Le ton est constamment respectueux mais ferme : « Je ne me sens (...) ni égarée ni orpheline par rapport à l'Eglise et à la religion dans laquelle j'ai été élevée, mais j'aimerais croire que les femmes, dans peu de temps, y seront reçues et honorées à leur véritable rang. Si ce temps n'advient pas, je me sens libre de ?tout laisser et de suivre le Christ? : tout laisser, y compris le clergé arrogant ou somnolent, des assemblées pesantes, de mornes cérémonies, des sermons indigents? je continuerai seule, avec la petite ânesse, nez au vent, oreilles et coeur en éveil » (pp. 135-136).
Cette lettre est courageuse. Elle récuse deux attitudes réductionnistes corollaires. D'une part, elle refuse un aplatissement de la condition féminine par des catégories psychosociales qui escamotent la richesse spirituelle de la femme ou l'incitent à revêtir un uniforme masculin. D'autre part, elle rejette une ecclésiologie timorée qui persiste à infantiliser la femme et à ne pas lui accorder un rôle de réelle partenaire dans la construction du monde. Et d'évoquer la tradition courtoise de la Fin'Amor, pour magnifier la richesse d'une érotique spirituelle.
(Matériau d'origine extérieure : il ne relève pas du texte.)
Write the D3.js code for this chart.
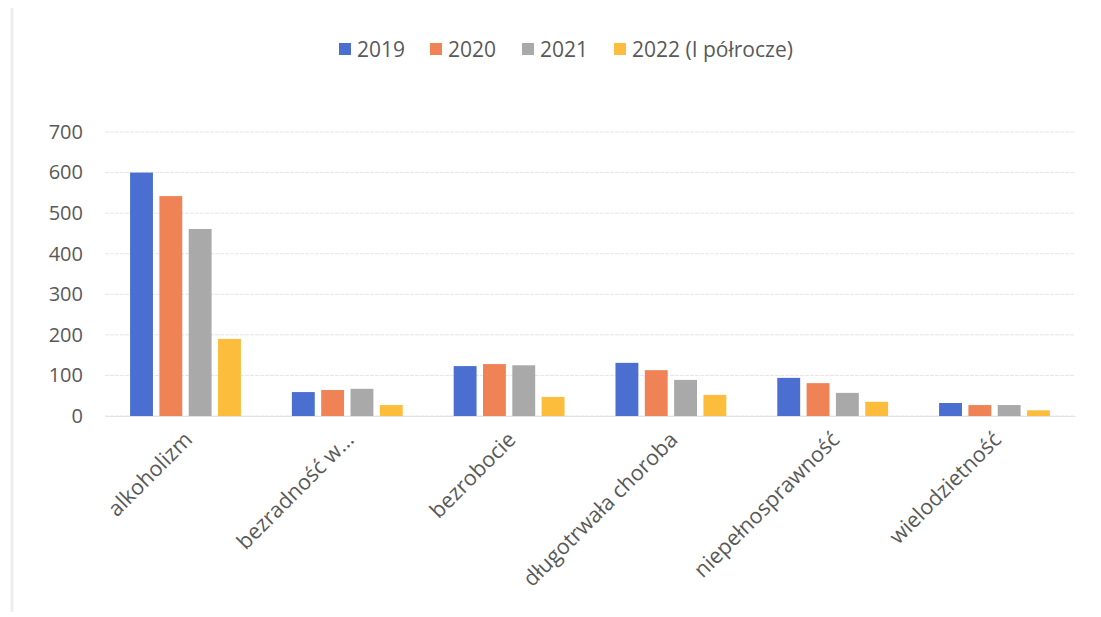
<!DOCTYPE html>
<html><head><meta charset="utf-8">
<script src="https://cdn.jsdelivr.net/npm/d3@7"></script>
<style>body{margin:0;background:#fff}svg{display:block}</style>
</head><body>
<svg id="c" width="1101" height="617"></svg>
<script>
const categories = ["alkoholizm","bezradność w...","bezrobocie","długotrwała choroba","niepełnosprawność","wielodzietność"];
const seriesNames = ["2019","2020","2021","2022 (I półrocze)"];
const v2019 = [600, 59, 123, 131, 94, 32];
const v2020 = [542, 64, 128, 113, 81, 27];
const v2021 = [461, 67, 125, 89, 57, 27];
const v2022 = [190, 27, 47, 52, 35, 14];
const yTicks = [0,100,200,300,400,500,600,700];
const colors = ["#4a6fd0","#ef8356","#a9a9a9","#fbbd3b"];
const series = [v2019, v2020, v2021, v2022];

const svg = d3.select("#c");
const font = "'Open Sans', sans-serif";
// faint frame line
svg.append("line").attr("x1",12).attr("x2",12).attr("y1",8).attr("y2",612).attr("stroke","#eeeeee").attr("stroke-width",3);

const x0 = d3.scaleBand().domain(categories).range([105,1075]).paddingInner(0.315).paddingOuter(0.155);
const x1 = d3.scaleBand().domain(seriesNames).range([0,x0.bandwidth()]).paddingInner(0.22);
const y = d3.scaleLinear().domain([0,700]).range([416,132]);

// gridlines
svg.append("g").selectAll("line").data(yTicks).join("line")
  .attr("x1",105).attr("x2",1075).attr("y1",d=>y(d)).attr("y2",d=>y(d))
  .attr("stroke","#e6e6e6").attr("stroke-width",1).attr("stroke-dasharray","4,1");

// y axis
const ya = svg.append("g").attr("transform","translate(83,0)")
  .call(d3.axisLeft(y).tickValues(yTicks).tickSize(0).tickPadding(0));
ya.select(".domain").remove();
ya.selectAll("text").attr("font-family",font).attr("font-size",20).attr("fill","#595959");

// bars
const g = svg.append("g");
series.forEach((vals,si)=>{
  g.append("g").selectAll("rect").data(vals).join("rect")
    .attr("x",(d,i)=>x0(categories[i])+x1(seriesNames[si]))
    .attr("width",x1.bandwidth())
    .attr("y",d=>y(d)).attr("height",d=>y(0)-y(d))
    .attr("fill",colors[si]);
});

// x axis labels
const xa = svg.append("g").attr("transform","translate(0,416)")
  .call(d3.axisBottom(x0).tickSize(0).tickPadding(0));
xa.select(".domain").attr("stroke","#e3e3e3");
xa.selectAll("text").attr("font-family",font).attr("font-size",21.5).attr("fill","#595959")
  .attr("text-anchor","end").attr("dy",0)
  .attr("transform","translate(8,25) rotate(-45)");

// legend
const legX = [339, 430, 522, 614];
const lg = svg.append("g");
seriesNames.forEach((s,i)=>{
  lg.append("rect").attr("x",legX[i]).attr("y",43).attr("width",12).attr("height",12).attr("fill",colors[i]);
  lg.append("text").attr("x",legX[i]+18).attr("y",57).text(s)
    .attr("font-family",font).attr("font-size",21).attr("fill","#595959");
});
</script>
</body></html>
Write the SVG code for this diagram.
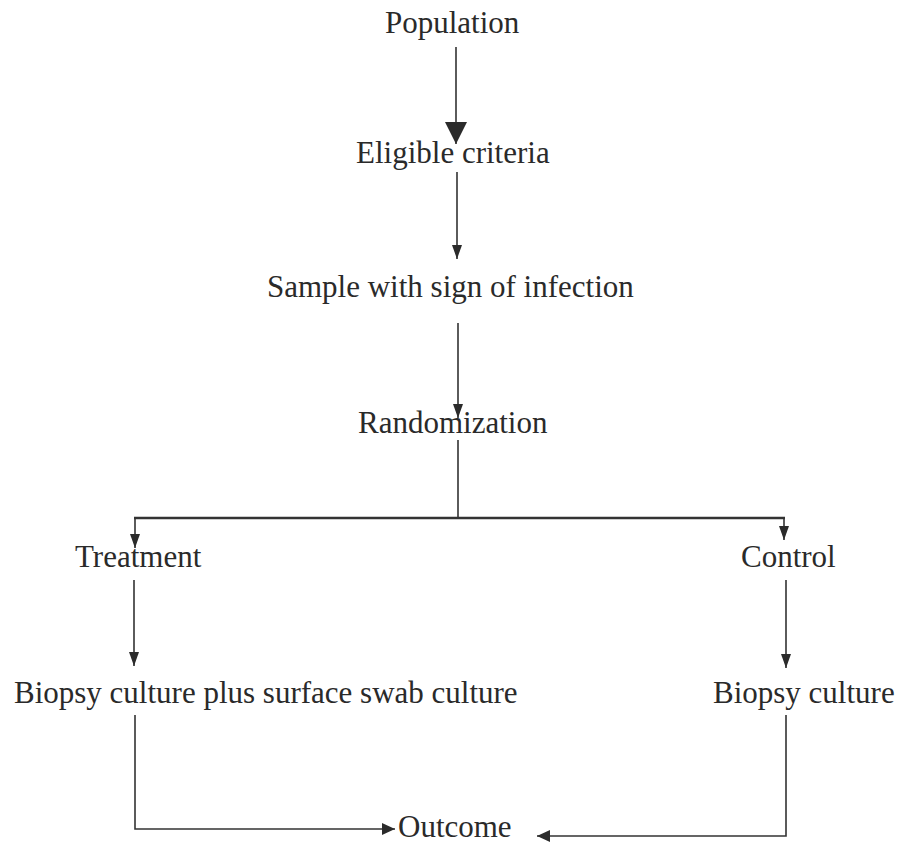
<svg xmlns="http://www.w3.org/2000/svg" width="904" height="845" viewBox="0 0 904 845">
<defs>
<marker id="big" markerUnits="userSpaceOnUse" markerWidth="22" markerHeight="24" viewBox="0 0 22 24" refX="22" refY="11" orient="auto"><path d="M0,0 L22,11 L0,22 Z" fill="#2b2b2b"/></marker>
<marker id="sm" markerUnits="userSpaceOnUse" markerWidth="14" markerHeight="12" viewBox="0 0 14 12" refX="14" refY="5" orient="auto"><path d="M0,0 L14,5 L0,10 Z" fill="#2b2b2b"/></marker>
<marker id="md" markerUnits="userSpaceOnUse" markerWidth="14" markerHeight="14" viewBox="0 0 14 14" refX="13" refY="6" orient="auto"><path d="M0,0 L13,6 L0,12 Z" fill="#2b2b2b"/></marker>
</defs>
<style>
text{font-family:"Liberation Serif","Times New Roman",serif;font-size:31px;fill:#2a2a2a}
.c{fill:none;stroke:#333;stroke-width:1.6}
.h{fill:none;stroke:#333;stroke-width:2.6}
</style>
<rect width="904" height="845" fill="#fff"/>
<g id="connectors">
<line class="c" x1="456" y1="47" x2="456" y2="144" marker-end="url(#big)"/>
<line class="c" x1="457" y1="172" x2="457" y2="259" marker-end="url(#sm)"/>
<line class="c" x1="458" y1="323" x2="458" y2="418" marker-end="url(#sm)"/>
<line class="c" x1="458" y1="440" x2="458" y2="518"/>
<line class="h" x1="134" y1="518" x2="785" y2="518"/>
<line class="c" x1="135" y1="518" x2="135" y2="548" marker-end="url(#sm)"/>
<line class="c" x1="784" y1="518" x2="784" y2="540" marker-end="url(#sm)"/>
<line class="c" x1="134" y1="580" x2="134" y2="666" marker-end="url(#sm)"/>
<line class="c" x1="786" y1="580" x2="786" y2="668" marker-end="url(#sm)"/>
<polyline class="c" points="135,715 135,829 395,829" marker-end="url(#md)"/>
<polyline class="c" points="786,715 786,836 537,836" marker-end="url(#md)"/>
</g>
<g id="population"><text x="385" y="33">Population</text></g>
<g id="eligible"><text x="356" y="163">Eligible criteria</text></g>
<g id="sample"><text x="267" y="297">Sample with sign of infection</text></g>
<g id="randomization"><text x="358" y="433">Randomization</text></g>
<g id="treatment"><text x="75" y="567">Treatment</text></g>
<g id="control"><text x="741" y="567">Control</text></g>
<g id="biopsy-plus"><text x="14" y="703">Biopsy culture plus surface swab culture</text></g>
<g id="biopsy"><text x="713" y="703">Biopsy culture</text></g>
<g id="outcome"><text x="398" y="837">Outcome</text></g>
</svg>
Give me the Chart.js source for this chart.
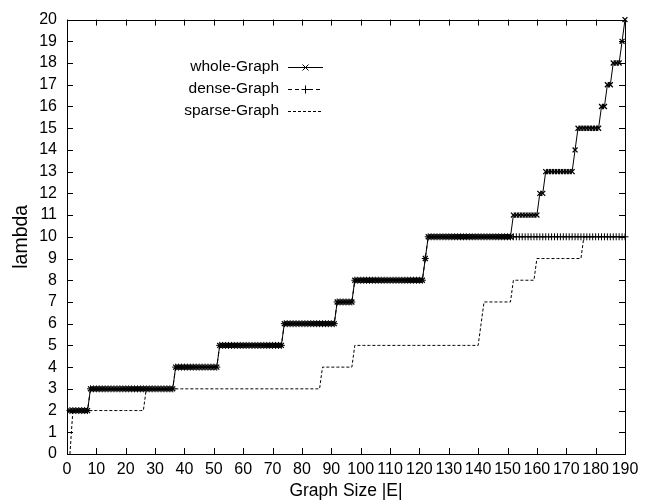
<!DOCTYPE html>
<html>
<head>
<meta charset="utf-8">
<script src="https://cdn.jsdelivr.net/npm/chart.js@4.4.0/dist/chart.umd.min.js"></script>
<style>
  html, body { margin: 0; padding: 0; background: #fff; }
  #wrap { width: 662px; height: 504px; position: relative; }
</style>
</head>
<body>
<div id="wrap"><canvas id="chart-lambda"></canvas></div>
<script>
// graph size |E| on the x axis
var graphSizes = Array.from({ length: 190 }, function (_, i) { return i + 1; });

// lambda of the whole graph, one value per |E| (1..190)
var wholeGraph = [
  2,2,2,2,2,2,2,
  3,3,3,3,3,3,3,3,3,3, 3,3,3,3,3,3,3,3,3,3, 3,3,3,3,3,3,3,3,3,
  4,4,4,4,4,4,4,4,4,4, 4,4,4,4,4,
  5,5,5,5,5,5,5,5,5,5, 5,5,5,5,5,5,5,5,5,5, 5,5,
  6,6,6,6,6,6,6,6,6,6, 6,6,6,6,6,6,6,6,
  7,7,7,7,7,7,
  8,8,8,8,8,8,8,8,8,8, 8,8,8,8,8,8,8,8,8,8, 8,8,8,8,
  9,
  10,10,10,10,10,10,10,10,10,10, 10,10,10,10,10,10,10,10,10,10, 10,10,10,10,10,10,10,10,10,
  11,11,11,11,11,11,11,11,11,
  12,12,
  13,13,13,13,13,13,13,13,13,13,
  14,
  15,15,15,15,15,15,15,15,
  16,16,
  17,17,
  18,18,18,
  19,
  20
];

// lambda of the dense part
var denseGraph = [
  2,2,2,2,2,2,2,
  3,3,3,3,3,3,3,3,3,3, 3,3,3,3,3,3,3,3,3,3, 3,3,3,3,3,3,3,3,3,
  4,4,4,4,4,4,4,4,4,4, 4,4,4,4,4,
  5,5,5,5,5,5,5,5,5,5, 5,5,5,5,5,5,5,5,5,5, 5,5,
  6,6,6,6,6,6,6,6,6,6, 6,6,6,6,6,6,6,6,
  7,7,7,7,7,7,
  8,8,8,8,8,8,8,8,8,8, 8,8,8,8,8,8,8,8,8,8, 8,8,8,8,
  9,
  10,10,10,10,10,10,10,10,10,10, 10,10,10,10,10,10,10,10,10,10, 10,10,10,10,10,10,10,10,10,
  10,10,10,10,10,10,10,10,10,10, 10,10,10,10,10,10,10,10,10,10,
  10,10,10,10,10,10,10,10,10,10, 10,10,10,10,10,10,10,10,10
];

// lambda of the sparse part
var sparseGraph = [
  0,
  2,2,2,2,2,2,2,2,2,2, 2,2,2,2,2,2,2,2,2,2, 2,2,2,2,2,
  3,3,3,3,3,3,3,3,3,3, 3,3,3,3,3,3,3,3,3,3, 3,3,3,3,3,3,3,3,3,3,
  3,3,3,3,3,3,3,3,3,3, 3,3,3,3,3,3,3,3,3,3, 3,3,3,3,3,3,3,3,3,3,
  4,4,4,4,4,4,4,4,4,4, 4,
  5,5,5,5,5,5,5,5,5,5, 5,5,5,5,5,5,5,5,5,5, 5,5,5,5,5,5,5,5,5,5,
  5,5,5,5,5,5,5,5,5,5, 5,5,5,
  6,
  7,7,7,7,7,7,7,7,7,7,
  8,8,8,8,8,8,8,8,
  9,9,9,9,9,9,9,9,9,9, 9,9,9,9,9,9,
  10,10,10,10,10,10,10,10,10,10, 10,10,10,10,10
];

var seriesNames = ['whole-Graph', 'dense-Graph', 'sparse-Graph'];

var FONT = "'Liberation Sans', Arial, sans-serif";
var TICK_FONT = "'Liberation Sans Narrow', 'Arial Narrow', 'Liberation Sans', sans-serif";

function toPoints(values) {
  return values.map(function (v, i) { return { x: graphSizes[i], y: v }; });
}

// gnuplot style frame with inward ticks on all four sides
var framePlugin = {
  id: 'frame',
  beforeDatasetsDraw: function (chart) {
    var ctx = chart.ctx, a = chart.chartArea;
    var xs = chart.scales.x, ys = chart.scales.y;
    var len = 6;
    ctx.save();
    ctx.strokeStyle = '#000';
    ctx.lineWidth = 1;
    ctx.beginPath();
    xs.ticks.forEach(function (t) {
      var px = Math.round(xs.getPixelForValue(t.value)) + 0.5;
      ctx.moveTo(px, a.bottom); ctx.lineTo(px, a.bottom - len);
      ctx.moveTo(px, a.top); ctx.lineTo(px, a.top + len);
    });
    ys.ticks.forEach(function (t) {
      var py = Math.round(ys.getPixelForValue(t.value)) + 0.5;
      ctx.moveTo(a.left, py); ctx.lineTo(a.left + len, py);
      ctx.moveTo(a.right, py); ctx.lineTo(a.right - len, py);
    });
    ctx.stroke();
    ctx.strokeRect(Math.round(a.left) + 0.5, Math.round(a.top) + 0.5,
      Math.round(a.right - a.left), Math.round(a.bottom - a.top));
    ctx.restore();
  },
  afterDraw: function (chart) {
    // key, top left inside the plot
    var ctx = chart.ctx;
    var textRight = 279, x0 = 288, x1 = 323, ys = [67, 89, 111];
    var dashes = [[], [4, 3], [3, 2]];
    ctx.save();
    ctx.font = '15.5px ' + FONT;
    ctx.fillStyle = '#000';
    ctx.strokeStyle = '#000';
    ctx.lineWidth = 1;
    ctx.textAlign = 'right';
    ctx.textBaseline = 'middle';
    seriesNames.forEach(function (name, i) {
      var y = ys[i] + 0.5;
      ctx.fillText(name, textRight, ys[i]);
      ctx.setLineDash(dashes[i]);
      ctx.beginPath();
      ctx.moveTo(x0, y); ctx.lineTo(x1, y);
      ctx.stroke();
      ctx.setLineDash([]);
      var cx = (x0 + x1) / 2, r = 3;
      ctx.beginPath();
      if (i === 0) {
        ctx.moveTo(cx - r, y - r); ctx.lineTo(cx + r, y + r);
        ctx.moveTo(cx - r, y + r); ctx.lineTo(cx + r, y - r);
      } else if (i === 1) {
        ctx.moveTo(cx - r - 1, y); ctx.lineTo(cx + r + 1, y);
        ctx.moveTo(cx, y - r - 1); ctx.lineTo(cx, y + r + 1);
      }
      ctx.stroke();
    });
    ctx.restore();
  }
};

var ctx = document.getElementById('chart-lambda').getContext('2d');
var myChart = new Chart(ctx, {
  type: 'line',
  data: {
    datasets: [{
      label: seriesNames[0],
      data: toPoints(wholeGraph),
      borderColor: '#000',
      backgroundColor: '#000',
      borderWidth: 1,
      pointStyle: 'crossRot',
      pointRadius: 3.5,
      pointBorderWidth: 1.3,
      tension: 0,
      fill: false,
      clip: false
    }, {
      label: seriesNames[1],
      data: toPoints(denseGraph),
      borderColor: '#000',
      backgroundColor: '#000',
      borderWidth: 1,
      borderDash: [4, 3],
      pointStyle: 'cross',
      pointRadius: 3.5,
      pointBorderWidth: 1,
      tension: 0,
      fill: false,
      clip: false
    }, {
      label: seriesNames[2],
      data: toPoints(sparseGraph),
      borderColor: '#000',
      borderWidth: 1,
      borderDash: [3, 2],
      pointRadius: 0,
      tension: 0,
      fill: false,
      clip: false
    }]
  },
  options: {
    responsive: true,
    maintainAspectRatio: false,
    animation: false,
    layout: { padding: { left: 0, right: 37, top: 12, bottom: 0 } },
    plugins: {
      legend: { display: false },
      tooltip: { enabled: false }
    },
    scales: {
      x: {
        type: 'linear',
        min: 0,
        max: 190,
        grid: { display: false, drawTicks: false },
        border: { display: false },
        ticks: {
          stepSize: 10,
          autoSkip: false,
          maxRotation: 0,
          padding: 6,
          color: '#000',
          font: { family: TICK_FONT, size: 16 }
        },
        title: {
          display: true,
          text: 'Graph Size |E|',
          color: '#000',
          font: { family: FONT, size: 17.5 },
          padding: { top: 0, bottom: 2 }
        },
        afterFit: function (scale) { scale.height = 50; }
      },
      y: {
        type: 'linear',
        min: 0,
        max: 20,
        grid: { display: false, drawTicks: false },
        border: { display: false },
        ticks: {
          stepSize: 1,
          autoSkip: false,
          padding: 10,
          color: '#000',
          font: { family: TICK_FONT, size: 16 }
        },
        title: {
          display: true,
          text: 'lambda',
          color: '#000',
          font: { family: FONT, size: 19.5 },
          padding: { top: 10, bottom: 0 }
        },
        afterFit: function (scale) { scale.width = 67; }
      }
    }
  },
  plugins: [framePlugin]
});
</script>
</body>
</html>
Avec le risque néanmoins de facilement schématiser : spirituel contre temporel, vertical contre horizontal... Que devient la Femme éternelle au coeur du quotidien ? Vieux débat entre l'essence et l'existence? Ou d'évacuer un peu rapidement des questions brûlantes, telles que l'accès au ministère sacerdotal.
En bref, le plaidoyer d'une ânesse fort futée, dont le principal mérite est de revaloriser un dialogue des âmes et des coeurs entre hommes et femmes. Il y a un siècle, Les grandes amitiés de Jacques et Raïssa Maritain magnifiaient des relations humaines de qualité. Ce livre source est de la même veine, dans un contexte également matérialiste.